Based on that analysis of the bill, the League projected this week that at full implementation in FY18-19 cities would stand to lose nearly $120 million annually as a result of SB 369. The League understands that this is an initial draft of the bill and it is likely to evolve as the legislative process progresses, and we appreciate Sen. Brown and the legislative staff meeting with us to discuss our concerns.
Regardless of the bill's specific financial impact, a more overarching concern is the repeal of the local sales tax in favor of a state sales tax allocated to local governments. This removes the local sales tax as a locally levied tax and subjects it to the annual appropriations process. It also impacts some cities positively and some negatively at a time when the League is working for financial stability and flexibility for all municipalities.
Also filed this week shortly before the Senate's bill filing deadline was SB 608 Simple and Fair Formula for Sales Tax Distrib. That bill, sponsored by Sen. Bob Rucho, takes a slightly different approach to sales tax reallocation. SB 608 would establish the amount of sales tax revenues cities and counties received in Fiscal Year 2013-2014 as a "baseline" year. Beginning July 1, 2016, all local sales tax would be converted to state sales tax and allocated to local governments. All counties and cities would receive the same amount of sales taxes they received in 2013-14, and any additional revenues would be distributed to counties on a per capita basis. While no cities would lose money under this scenario -- at least in relation to what they received in sales taxes in FY13-14 -- local governments would still lose control of their sales tax revenue when it was converted to a state sales tax.
Both of these bills were just filed this week and have not yet been scheduled for any committee hearings. The League will continue to work closely with legislators on these proposals and keep you updated as to the progress of these bills. Contact: Chris Nida
The House gave its approval on Thursday to legislation that would create a new historic preservation tax credit to replace the widely-used credit that expired in January. The House turned back several amendments that would have placed restrictions on the proposed credits before voting 98-15 in favor of the plan.
This legislation, vital to economic development in small towns and larger cities, tracks a League advocacy goal calling for restoration of the historic tax credit and a competitive film incentives program. HB 152 New Historic Preservation Tax Credit would create an historic credit of 10 to 20 percent of expenses, depending on the size of the renovation project and where it occurred.
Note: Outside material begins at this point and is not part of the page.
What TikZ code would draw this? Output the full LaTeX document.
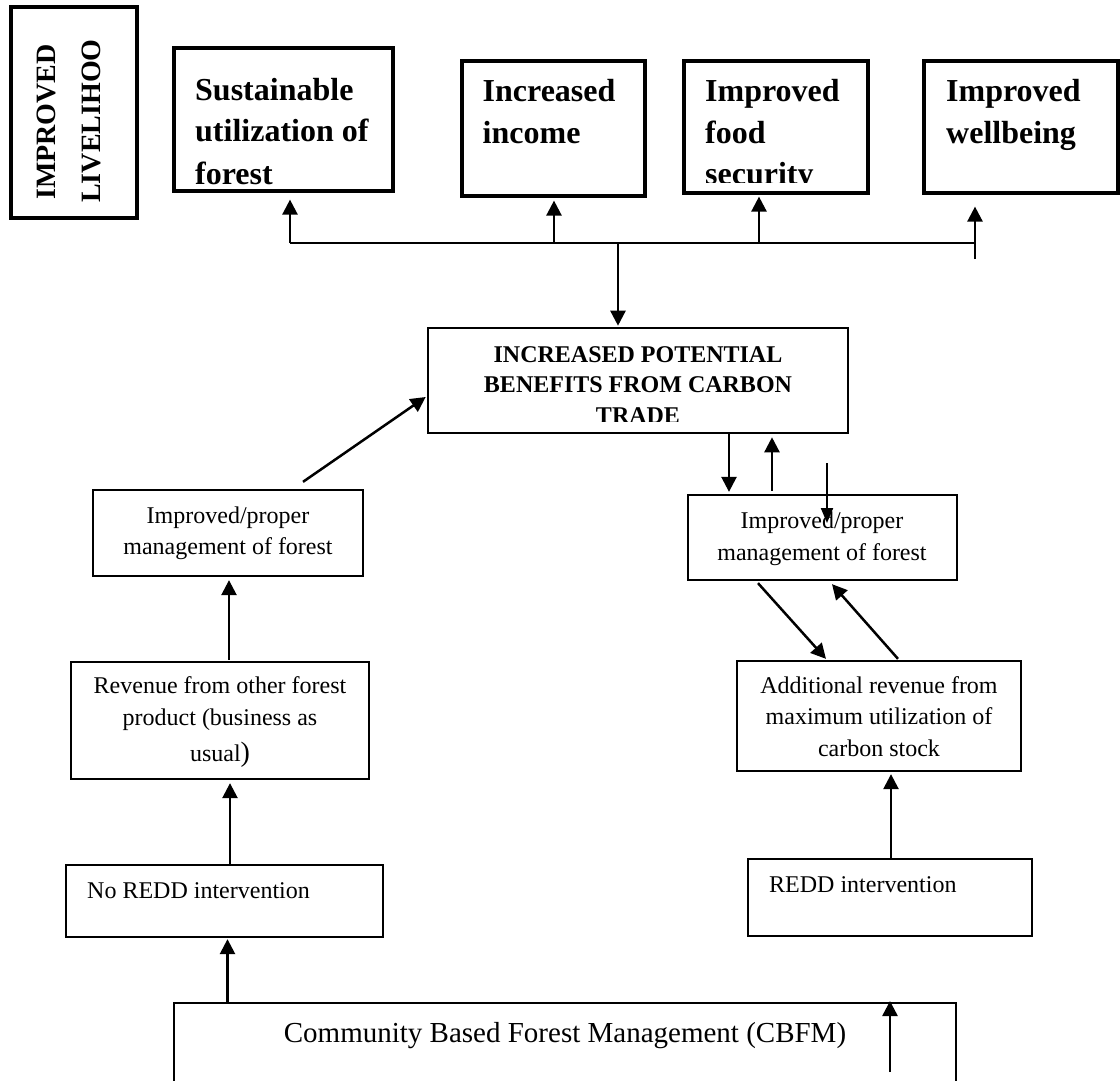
\documentclass[tikz,border=0pt]{standalone}
\usepackage{fontspec}
\setmainfont{Liberation Serif}
\usetikzlibrary{arrows.meta}
\begin{document}
\begin{tikzpicture}[x=1pt,y=-1pt,
  box/.style={draw, line width=2.3pt, inner sep=0pt},
  goal/.style={box, line width=3.2pt},
  hub/.style={box, line width=2.6pt},
  arr/.style={line width=2.5pt, -{Triangle[length=15pt,width=15pt]}},
  thinarr/.style={line width=2pt, -{Triangle[length=15pt,width=12pt]}},
  link/.style={line width=2.3pt},
  bigbf/.style={font=\fontsize{32}{38}\selectfont\bfseries, inner sep=0pt, anchor=base west},
  vertbf/.style={font=\fontsize{28}{34}\selectfont\bfseries, inner sep=0pt, anchor=base, rotate=90},
  capbf/.style={font=\fontsize{24}{29}\selectfont\bfseries, inner sep=0pt, anchor=base},
  plain/.style={font=\fontsize{24}{29}\selectfont, inner sep=0pt, anchor=base},
  plainl/.style={plain, anchor=base west},
]
\useasboundingbox (0,0) rectangle (1120,1081);
\clip (0,0) rectangle (1120,1081);

% ---- boxes ----
\node[goal, minimum width=126pt, minimum height=211pt] (liv)  at (74,112.5) {};
\node[goal, minimum width=219pt, minimum height=143pt] (sust) at (283.5,119.5) {};
\node[goal, minimum width=183pt, minimum height=135pt] (inc)  at (553.5,128.5) {};
\node[goal, minimum width=184pt, minimum height=132pt] (food) at (776,127) {};
\node[goal, minimum width=194pt, minimum height=132pt] (well) at (1021,127) {};
\node[hub, minimum width=420pt, minimum height=105pt] (carbon) at (638,380.5) {};
\node[box, minimum width=270pt, minimum height=86pt]  (mgmtL) at (228,533) {};
\node[box, minimum width=269pt, minimum height=85pt]  (mgmtR) at (822.5,537.5) {};
\node[box, minimum width=298pt, minimum height=117pt] (rev)   at (220,720.5) {};
\node[box, minimum width=284pt, minimum height=110pt] (addrev) at (879,716) {};
\node[box, minimum width=317pt, minimum height=72pt]  (noredd) at (224.5,901) {};
\node[box, minimum width=284pt, minimum height=77pt]  (redd)  at (890,897.5) {};
\node[box, minimum width=782pt, minimum height=140pt] (cbfm)  at (565,1073) {};

% ---- texts ----
\node[vertbf] (liv1) at (55,122) {IMPROVED};
\node[vertbf] (liv2) at (100,121) {LIVELIHOO};

\node[bigbf] (sust1) at (195,100) {Sustainable};
\node[bigbf] (sust2) at (195,142) {utilization of};
\node[bigbf] (sust3) at (195,184) {forest};

\node[bigbf] (inc1) at (482.5,102) {Increased};
\node[bigbf] (inc2) at (482.5,143) {income};

\node[bigbf] (food1) at (705,102) {Improved};
\node[bigbf] (food2) at (705,143) {food};
\begin{scope}
  \clip (684,61) rectangle (868,182);
  \node[bigbf] (food3) at (705,184) {security};
\end{scope}

\node[bigbf] (well1) at (946,102) {Improved};
\node[bigbf] (well2) at (946,143) {wellbeing};

\node[capbf] (carb1) at (638,362) {INCREASED POTENTIAL};
\node[capbf] (carb2) at (638,392.5) {BENEFITS FROM CARBON};
\begin{scope}
  \clip (428,328) rectangle (848,421.5);
  \node[capbf] (carb3) at (638,423.5) {TRADE};
\end{scope}

\node[plain] (ml1) at (228,523) {Improved/proper};
\node[plain] (ml2) at (228,554) {management of forest};

\node[plain] (mr1) at (822,528) {Improved/proper};
\node[plain] (mr2) at (822,560) {management of forest};

\node[plain] (rv1) at (220,693) {Revenue from other forest};
\node[plain] (rv2) at (220,725) {product (business as};
\node[plain] (rv3) at (220,761) {usual{\fontsize{28}{30}\selectfont)}};

\node[plain] (ad1) at (879,693) {Additional revenue from};
\node[plain] (ad2) at (879,724.5) {maximum utilization of};
\node[plain] (ad3) at (879,756) {carbon stock};

\node[plainl] (nr1) at (87,898) {No REDD intervention};
\node[plainl] (rd1) at (769,892) {REDD intervention};

\node[font=\fontsize{29}{35}\selectfont, inner sep=0pt, anchor=base] (cb1) at (565,1042)
  {Community Based Forest Management (CBFM)};

% ---- distribution bus to the outcomes ----
\coordinate (b1) at (290,243);
\coordinate (b2) at (554,243);
\coordinate (b3) at (759,243);
\coordinate (bc) at (618,243);
\coordinate (br) at (975,243);
\coordinate (b4) at (975,259);
\draw[link] (b1) -- (br);
\draw[arr] (b1) -- ([shift={(6.5,7)}]sust.south);
\draw[arr] (b2) -- ([shift={(0.5,3)}]inc.south);
\draw[arr] (b3) -- ([shift={(-17,2)}]food.south);
\draw[arr] (b4) -- ([shift={(-46,12)}]well.south);
\draw[arr] (bc) -- ([shift={(-20,-1)}]carbon.north);

% ---- left chain ----
\draw[arr] ([shift={(-337.5,0)}]cbfm.north) -- ([shift={(3,1)}]noredd.south);
\draw[arr] ([shift={(5.5,0)}]noredd.north) -- ([shift={(10,3)}]rev.south);
\draw[arr] ([shift={(9,-1)}]rev.north) -- ([shift={(1,3)}]mgmtL.south);
\draw[arr] ([shift={(75,-7)}]mgmtL.north) -- ([shift={(-1,16.5)}]carbon.west);

% ---- right chain ----
\draw[arr] ([shift={(91,0)}]carbon.south) -- ([shift={(-93.5,-2)}]mgmtR.north);
\draw[arr] ([shift={(-50.5,-3)}]mgmtR.north) -- ([shift={(134,3)}]carbon.south);
\coordinate (drop) at (827,463);
\coordinate (dropend) at (827,523);
\draw[thinarr] (drop) -- (dropend);
\draw[arr] ([shift={(-64.5,2)}]mgmtR.south) -- ([shift={(-53,-1)}]addrev.north);
\draw[arr] ([shift={(19,-1)}]addrev.north) -- ([shift={(9.5,3)}]mgmtR.south);
\draw[arr] ([shift={(1,0)}]redd.north) -- ([shift={(12,2)}]addrev.south);
\coordinate (cin1) at (890,1072);
\coordinate (cin2) at (890,1001);
\draw[arr] (cin1) -- (cin2);
\end{tikzpicture}
\end{document}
In poorer Tier 1 and Tier 2 counties and for projects under $10 million, the higher percentage would apply.
The League would like to thank bill sponsors Reps. Stephen Ross of Burlington, Jon Hardister of Greensboro, David Lewis of Dunn and Rick Glazier of Fayetteville for their hard work on this legislation. The bill now moves to the Senate, where it faces key opposition. Senate leader Phil Berger has said that he favors a grant program over tax credits. Meanwhile, a separate bill filed Thursday in the Senate -- SB 472 Local Incentives for Historic Rehabilitation -- provides authorization for local governments to make their own grants and loans for the rehabilitation of historic structures.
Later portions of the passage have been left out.